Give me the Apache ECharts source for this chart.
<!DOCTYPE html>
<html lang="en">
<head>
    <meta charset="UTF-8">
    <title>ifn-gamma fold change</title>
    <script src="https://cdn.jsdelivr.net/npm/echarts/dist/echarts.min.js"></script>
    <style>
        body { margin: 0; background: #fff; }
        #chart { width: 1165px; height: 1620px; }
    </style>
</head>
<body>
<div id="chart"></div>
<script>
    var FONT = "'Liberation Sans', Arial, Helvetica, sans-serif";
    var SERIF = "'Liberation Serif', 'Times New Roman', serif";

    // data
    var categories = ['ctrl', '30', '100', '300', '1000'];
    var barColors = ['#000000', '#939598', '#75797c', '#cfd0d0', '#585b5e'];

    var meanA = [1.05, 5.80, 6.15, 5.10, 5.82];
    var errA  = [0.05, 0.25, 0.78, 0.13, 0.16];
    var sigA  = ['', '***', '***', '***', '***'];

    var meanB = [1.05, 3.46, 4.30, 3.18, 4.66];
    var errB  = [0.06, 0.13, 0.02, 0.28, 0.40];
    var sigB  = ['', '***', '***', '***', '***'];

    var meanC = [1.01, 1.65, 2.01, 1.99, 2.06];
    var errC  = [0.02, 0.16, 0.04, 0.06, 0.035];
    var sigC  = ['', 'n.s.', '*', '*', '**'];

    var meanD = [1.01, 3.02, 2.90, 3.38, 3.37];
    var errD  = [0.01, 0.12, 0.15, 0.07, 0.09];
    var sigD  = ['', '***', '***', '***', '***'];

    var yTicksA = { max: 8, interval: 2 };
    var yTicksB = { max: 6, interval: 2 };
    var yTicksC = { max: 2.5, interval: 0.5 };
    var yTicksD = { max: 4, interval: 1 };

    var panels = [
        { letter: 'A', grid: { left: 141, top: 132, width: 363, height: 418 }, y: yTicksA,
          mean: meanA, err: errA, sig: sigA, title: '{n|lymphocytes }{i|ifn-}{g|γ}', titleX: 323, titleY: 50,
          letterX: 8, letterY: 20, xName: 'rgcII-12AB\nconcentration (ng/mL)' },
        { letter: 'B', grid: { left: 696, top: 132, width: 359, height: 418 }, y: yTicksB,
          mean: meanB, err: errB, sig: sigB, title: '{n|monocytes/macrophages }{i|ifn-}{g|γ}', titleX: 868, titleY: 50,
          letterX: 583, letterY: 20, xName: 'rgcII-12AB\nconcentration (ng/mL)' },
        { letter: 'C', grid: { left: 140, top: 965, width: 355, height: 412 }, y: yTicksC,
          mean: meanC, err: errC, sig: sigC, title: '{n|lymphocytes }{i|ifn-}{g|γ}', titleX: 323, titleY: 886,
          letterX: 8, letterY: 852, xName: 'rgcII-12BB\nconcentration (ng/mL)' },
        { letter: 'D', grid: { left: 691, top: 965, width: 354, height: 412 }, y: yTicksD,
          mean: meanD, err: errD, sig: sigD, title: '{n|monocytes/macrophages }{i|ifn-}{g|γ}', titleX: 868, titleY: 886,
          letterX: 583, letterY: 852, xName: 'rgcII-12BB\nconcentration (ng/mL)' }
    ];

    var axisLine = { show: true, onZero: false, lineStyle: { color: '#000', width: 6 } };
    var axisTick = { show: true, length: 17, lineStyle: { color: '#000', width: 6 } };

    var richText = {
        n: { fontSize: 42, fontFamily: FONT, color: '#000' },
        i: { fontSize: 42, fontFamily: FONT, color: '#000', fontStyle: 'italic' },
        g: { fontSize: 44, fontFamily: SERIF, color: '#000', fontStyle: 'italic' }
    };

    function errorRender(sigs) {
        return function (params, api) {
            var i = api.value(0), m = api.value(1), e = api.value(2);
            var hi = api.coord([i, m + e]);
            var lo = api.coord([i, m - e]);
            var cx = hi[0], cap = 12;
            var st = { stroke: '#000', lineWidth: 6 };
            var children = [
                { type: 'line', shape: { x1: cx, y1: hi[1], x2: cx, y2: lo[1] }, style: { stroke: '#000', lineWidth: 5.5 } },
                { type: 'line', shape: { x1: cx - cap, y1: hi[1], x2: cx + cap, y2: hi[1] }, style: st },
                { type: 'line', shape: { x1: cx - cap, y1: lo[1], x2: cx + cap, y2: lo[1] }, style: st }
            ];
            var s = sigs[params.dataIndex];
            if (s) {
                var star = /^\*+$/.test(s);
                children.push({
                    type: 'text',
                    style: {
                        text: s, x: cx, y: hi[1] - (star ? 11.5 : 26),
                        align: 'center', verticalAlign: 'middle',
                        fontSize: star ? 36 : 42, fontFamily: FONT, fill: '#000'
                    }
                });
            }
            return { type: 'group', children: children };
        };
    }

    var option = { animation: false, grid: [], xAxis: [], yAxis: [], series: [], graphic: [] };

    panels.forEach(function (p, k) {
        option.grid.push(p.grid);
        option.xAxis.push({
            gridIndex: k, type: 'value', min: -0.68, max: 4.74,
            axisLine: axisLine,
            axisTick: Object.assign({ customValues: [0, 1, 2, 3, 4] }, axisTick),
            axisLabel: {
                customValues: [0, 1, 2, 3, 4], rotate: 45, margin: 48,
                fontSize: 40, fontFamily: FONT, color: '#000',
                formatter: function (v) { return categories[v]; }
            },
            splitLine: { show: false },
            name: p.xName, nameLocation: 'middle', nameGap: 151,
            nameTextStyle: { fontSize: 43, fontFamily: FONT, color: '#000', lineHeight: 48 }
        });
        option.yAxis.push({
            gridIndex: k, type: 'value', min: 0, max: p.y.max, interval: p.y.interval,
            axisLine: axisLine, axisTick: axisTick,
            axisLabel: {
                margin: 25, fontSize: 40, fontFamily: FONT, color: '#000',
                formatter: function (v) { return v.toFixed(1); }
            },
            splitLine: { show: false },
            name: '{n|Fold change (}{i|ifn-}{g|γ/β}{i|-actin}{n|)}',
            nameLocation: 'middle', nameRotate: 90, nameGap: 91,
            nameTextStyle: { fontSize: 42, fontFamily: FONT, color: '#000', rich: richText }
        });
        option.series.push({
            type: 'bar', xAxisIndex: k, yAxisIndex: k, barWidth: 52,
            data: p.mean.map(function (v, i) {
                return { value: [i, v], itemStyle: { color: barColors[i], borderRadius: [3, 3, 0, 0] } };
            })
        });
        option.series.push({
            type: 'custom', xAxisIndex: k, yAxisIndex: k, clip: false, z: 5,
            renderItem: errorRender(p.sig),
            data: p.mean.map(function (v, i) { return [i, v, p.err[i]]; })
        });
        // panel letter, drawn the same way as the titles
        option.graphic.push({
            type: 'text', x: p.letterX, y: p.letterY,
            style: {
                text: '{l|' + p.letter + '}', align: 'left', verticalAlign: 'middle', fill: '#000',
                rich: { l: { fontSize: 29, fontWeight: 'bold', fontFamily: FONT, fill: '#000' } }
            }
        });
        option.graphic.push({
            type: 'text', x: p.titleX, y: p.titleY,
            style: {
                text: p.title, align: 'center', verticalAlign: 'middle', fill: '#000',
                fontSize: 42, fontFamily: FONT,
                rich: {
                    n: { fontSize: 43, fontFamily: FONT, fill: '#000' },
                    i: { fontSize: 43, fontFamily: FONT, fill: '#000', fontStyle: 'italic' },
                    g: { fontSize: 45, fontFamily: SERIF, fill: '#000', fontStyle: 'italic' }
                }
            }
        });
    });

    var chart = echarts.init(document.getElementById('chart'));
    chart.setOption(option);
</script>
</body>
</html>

=== OBJECTIVE ===
Retype only the lines running from the top of the listing to the line that holds "4, interval: 1", both ends included.

=== PROBLEM SOLUTION ===
Give me the Apache ECharts source for this chart.
<!DOCTYPE html>
<html lang="en">
<head>
    <meta charset="UTF-8">
    <title>ifn-gamma fold change</title>
    <script src="https://cdn.jsdelivr.net/npm/echarts/dist/echarts.min.js"></script>
    <style>
        body { margin: 0; background: #fff; }
        #chart { width: 1165px; height: 1620px; }
    </style>
</head>
<body>
<div id="chart"></div>
<script>
    var FONT = "'Liberation Sans', Arial, Helvetica, sans-serif";
    var SERIF = "'Liberation Serif', 'Times New Roman', serif";

    // data
    var categories = ['ctrl', '30', '100', '300', '1000'];
    var barColors = ['#000000', '#939598', '#75797c', '#cfd0d0', '#585b5e'];

    var meanA = [1.05, 5.80, 6.15, 5.10, 5.82];
    var errA  = [0.05, 0.25, 0.78, 0.13, 0.16];
    var sigA  = ['', '***', '***', '***', '***'];

    var meanB = [1.05, 3.46, 4.30, 3.18, 4.66];
    var errB  = [0.06, 0.13, 0.02, 0.28, 0.40];
    var sigB  = ['', '***', '***', '***', '***'];

    var meanC = [1.01, 1.65, 2.01, 1.99, 2.06];
    var errC  = [0.02, 0.16, 0.04, 0.06, 0.035];
    var sigC  = ['', 'n.s.', '*', '*', '**'];

    var meanD = [1.01, 3.02, 2.90, 3.38, 3.37];
    var errD  = [0.01, 0.12, 0.15, 0.07, 0.09];
    var sigD  = ['', '***', '***', '***', '***'];

    var yTicksA = { max: 8, interval: 2 };
    var yTicksB = { max: 6, interval: 2 };
    var yTicksC = { max: 2.5, interval: 0.5 };
    var yTicksD = { max: 4, interval: 1 };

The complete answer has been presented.